§ Set problem: Write out each line word for word. Drop pictures.
%%
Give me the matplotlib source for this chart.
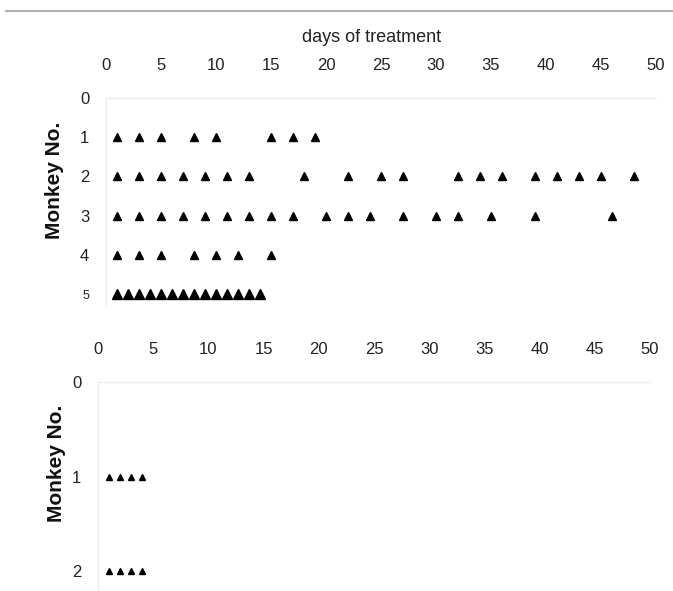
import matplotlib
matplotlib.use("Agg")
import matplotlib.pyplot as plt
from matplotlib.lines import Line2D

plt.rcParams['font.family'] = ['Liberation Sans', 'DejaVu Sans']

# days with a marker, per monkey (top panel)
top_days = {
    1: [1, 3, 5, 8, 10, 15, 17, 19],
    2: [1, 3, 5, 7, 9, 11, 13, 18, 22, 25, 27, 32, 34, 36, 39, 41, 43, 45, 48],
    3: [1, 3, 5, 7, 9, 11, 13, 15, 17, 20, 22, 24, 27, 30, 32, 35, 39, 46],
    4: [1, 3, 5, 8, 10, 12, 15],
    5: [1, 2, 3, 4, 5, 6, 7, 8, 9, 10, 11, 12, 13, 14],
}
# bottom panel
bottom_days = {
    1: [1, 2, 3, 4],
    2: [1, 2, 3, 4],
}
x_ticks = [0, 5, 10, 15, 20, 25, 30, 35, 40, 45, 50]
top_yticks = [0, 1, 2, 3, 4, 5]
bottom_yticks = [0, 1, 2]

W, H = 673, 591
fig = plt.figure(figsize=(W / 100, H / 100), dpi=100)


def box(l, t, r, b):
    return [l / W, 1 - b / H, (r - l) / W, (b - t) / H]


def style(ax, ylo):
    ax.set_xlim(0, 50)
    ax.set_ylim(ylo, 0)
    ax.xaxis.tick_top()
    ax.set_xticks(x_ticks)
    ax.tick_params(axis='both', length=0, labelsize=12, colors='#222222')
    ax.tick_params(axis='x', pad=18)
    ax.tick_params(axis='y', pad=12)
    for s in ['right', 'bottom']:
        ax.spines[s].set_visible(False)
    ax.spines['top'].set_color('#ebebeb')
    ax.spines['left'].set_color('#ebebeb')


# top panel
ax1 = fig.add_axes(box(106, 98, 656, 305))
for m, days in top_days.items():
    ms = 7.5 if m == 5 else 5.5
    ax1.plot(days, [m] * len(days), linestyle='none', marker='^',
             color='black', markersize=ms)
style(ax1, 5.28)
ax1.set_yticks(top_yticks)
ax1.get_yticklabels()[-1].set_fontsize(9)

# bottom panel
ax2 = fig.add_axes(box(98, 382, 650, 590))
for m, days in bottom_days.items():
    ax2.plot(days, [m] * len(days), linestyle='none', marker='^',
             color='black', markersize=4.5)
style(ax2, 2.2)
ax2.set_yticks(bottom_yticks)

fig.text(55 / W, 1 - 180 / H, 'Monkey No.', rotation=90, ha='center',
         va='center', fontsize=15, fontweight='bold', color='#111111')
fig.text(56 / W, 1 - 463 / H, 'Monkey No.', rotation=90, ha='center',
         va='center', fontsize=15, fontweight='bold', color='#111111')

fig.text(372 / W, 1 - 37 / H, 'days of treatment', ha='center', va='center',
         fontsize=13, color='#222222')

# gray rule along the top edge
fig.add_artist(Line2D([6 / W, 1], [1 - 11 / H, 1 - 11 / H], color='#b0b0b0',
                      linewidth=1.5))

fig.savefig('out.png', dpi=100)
%%
§ Response:
Give me the matplotlib source for this chart.
import matplotlib
matplotlib.use("Agg")
import matplotlib.pyplot as plt
from matplotlib.lines import Line2D

plt.rcParams['font.family'] = ['Liberation Sans', 'DejaVu Sans']

# days with a marker, per monkey (top panel)
top_days = {
    1: [1, 3, 5, 8, 10, 15, 17, 19],
    2: [1, 3, 5, 7, 9, 11, 13, 18, 22, 25, 27, 32, 34, 36, 39, 41, 43, 45, 48],
    3: [1, 3, 5, 7, 9, 11, 13, 15, 17, 20, 22, 24, 27, 30, 32, 35, 39, 46],
    4: [1, 3, 5, 8, 10, 12, 15],
    5: [1, 2, 3, 4, 5, 6, 7, 8, 9, 10, 11, 12, 13, 14],
}
# bottom panel
bottom_days = {
    1: [1, 2, 3, 4],
    2: [1, 2, 3, 4],
}
x_ticks = [0, 5, 10, 15, 20, 25, 30, 35, 40, 45, 50]
top_yticks = [0, 1, 2, 3, 4, 5]
bottom_yticks = [0, 1, 2]

W, H = 673, 591
fig = plt.figure(figsize=(W / 100, H / 100), dpi=100)


def box(l, t, r, b):
    return [l / W, 1 - b / H, (r - l) / W, (b - t) / H]


def style(ax, ylo):
    ax.set_xlim(0, 50)
    ax.set_ylim(ylo, 0)
    ax.xaxis.tick_top()
    ax.set_xticks(x_ticks)
    ax.tick_params(axis='both', length=0, labelsize=12, colors='#222222')
    ax.tick_params(axis='x', pad=18)
    ax.tick_params(axis='y', pad=12)
    for s in ['right', 'bottom']:
        ax.spines[s].set_visible(False)
    ax.spines['top'].set_color('#ebebeb')
    ax.spines['left'].set_color('#ebebeb')


# top panel
ax1 = fig.add_axes(box(106, 98, 656, 305))
for m, days in top_days.items():
    ms = 7.5 if m == 5 else 5.5
    ax1.plot(days, [m] * len(days), linestyle='none', marker='^',
             color='black', markersize=ms)
style(ax1, 5.28)
ax1.set_yticks(top_yticks)
ax1.get_yticklabels()[-1].set_fontsize(9)

# bottom panel
ax2 = fig.add_axes(box(98, 382, 650, 590))
for m, days in bottom_days.items():
    ax2.plot(days, [m] * len(days), linestyle='none', marker='^',
             color='black', markersize=4.5)
style(ax2, 2.2)
ax2.set_yticks(bottom_yticks)

fig.text(55 / W, 1 - 180 / H, 'Monkey No.', rotation=90, ha='center',
         va='center', fontsize=15, fontweight='bold', color='#111111')
fig.text(56 / W, 1 - 463 / H, 'Monkey No.', rotation=90, ha='center',
         va='center', fontsize=15, fontweight='bold', color='#111111')

fig.text(372 / W, 1 - 37 / H, 'days of treatment', ha='center', va='center',
         fontsize=13, color='#222222')

# gray rule along the top edge
fig.add_artist(Line2D([6 / W, 1], [1 - 11 / H, 1 - 11 / H], color='#b0b0b0',
                      linewidth=1.5))

fig.savefig('out.png', dpi=100)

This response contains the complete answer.